“O Meu Trampolim”


Na verdade, a educação é um trampolim, e, numa sociedade aberta, justa, embebida de democracia e meritocrática, deve ser “o” trampolim. A educação que nos dão em casa, e a educação que nos dão na escola, cada qual na sua dose e com o seu papel, depois complementadas pela educação que a vida nos dá


Um destes dias, recebi no telefone a fotografia que ilustra este texto e, a acompanhar, uma mensagem na qual a minha mãe perguntava se eu me lembrava. Oh, se me lembro! E tanto que logo me caiu, desamparada, a madalena no chá. Mas deixemos o recorte proustiano, e digamos apenas que se trata do meu livro da primária, lá para os idos da década de setenta do século passado. Não há como as mães para (nos) guardarem tudo, dos objetos às recordações, passando pela estação principal dos afetos. Ali estava, mais de quarenta anos depois, “O Meu Trampolim”, e, após quatro décadas de leituras, creio poder dizer que nunca conheci livro que tenha um melhor título. Não sei se Harold Bloom se dedicou à genialidade de quem titulou assim o meu livro dos primórdios escolares, mas que merecia, merecia.

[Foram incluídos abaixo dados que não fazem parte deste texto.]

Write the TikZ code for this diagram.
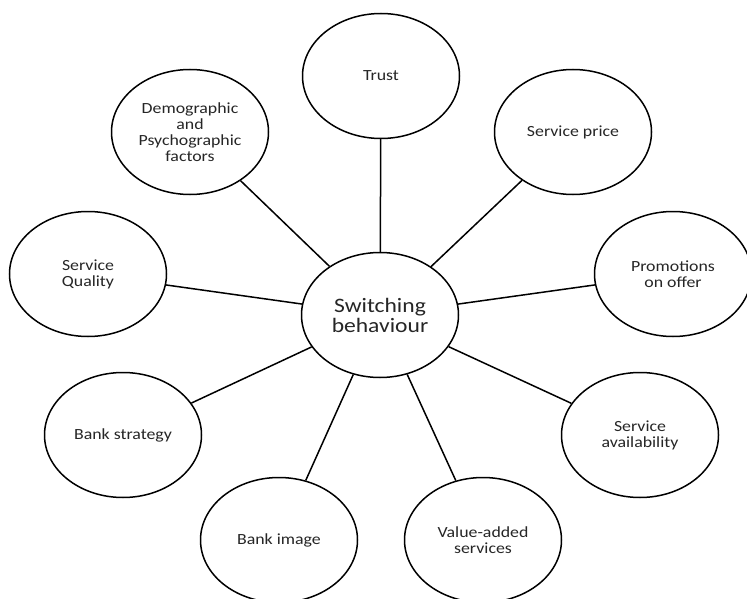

Na verdade, a educação é um trampolim, e, numa sociedade aberta, justa, embebida de democracia e meritocrática, deve ser “o” trampolim. A educação que nos dão em casa, e a educação que nos dão na escola, cada qual na sua dose e com o seu papel, depois complementadas pela educação que a vida nos dá, tanto mais quanto mais formos abertos ao mundo, interessados e curiosos (o que também se inculca ou estimula em casa e na escola). Acredito seriamente nisso, tanto mais que na minha vida a educação que me deram em casa e a que me proporcionaram na escola foram (o princípio de) tudo para mim, e foram realmente o meu único trampolim. É por isso que o título do livro é perfeito. E deve ser também por isso que considero que, se o Estado e a sociedade devem ter prioridades, ou “paixões” (como em tempos já se disse, entre a retórica e a materialidade), uma das fundamentais deve ser a educação. Seja ela mais livresca ou mais técnica, aliás quanto mais diversificada melhor, pois nem só de livros, como nem só de pão, vivem os homens. Que se ponha à cabeceira o meu livro da primária, não pelo conteúdo (que deve ter sido superado pelas “modernidades”), mas pelo título, todo ele um programa – um essencial programa político, no sentido mais nobre e mais verdadeiro da palavra.

E não só um programa para a, digamos, melhoria da vida de cada um e da de todos. Mas também um programa para ajudar a que, cada um e todos, percebam melhor o mundo e melhor resistam às ameaças que entram pelo pensamento. Não que a educação e o saber sejam, por si só, um antídoto contra a barbárie, como bem lembra, por exemplo, George Steiner, a respeito do triunfo do nazismo numa nação “culta”. Mas que podem ajudar, isso podem, sobretudo em tempos, como hoje, em que muitos perigos se insinuam e penetram pela tentação da superficialidade, do maniqueísmo, da facilidade e da rapidez. Contra isso, ajuda alguma coisa, para não dizer muito, o trampolim da educação, que estimule e elogie a profundidade, a complexidade, a dificuldade e o tempo, tudo necessário para a reflexão, a dúvida, a criatividade, a temperança, o bom senso e outras vacinas e remédios contra a estupidez e as nuvens ameaçadoras que por aí campeiam. Saltemos, pois, sobre o trampolim, para que haja elevação.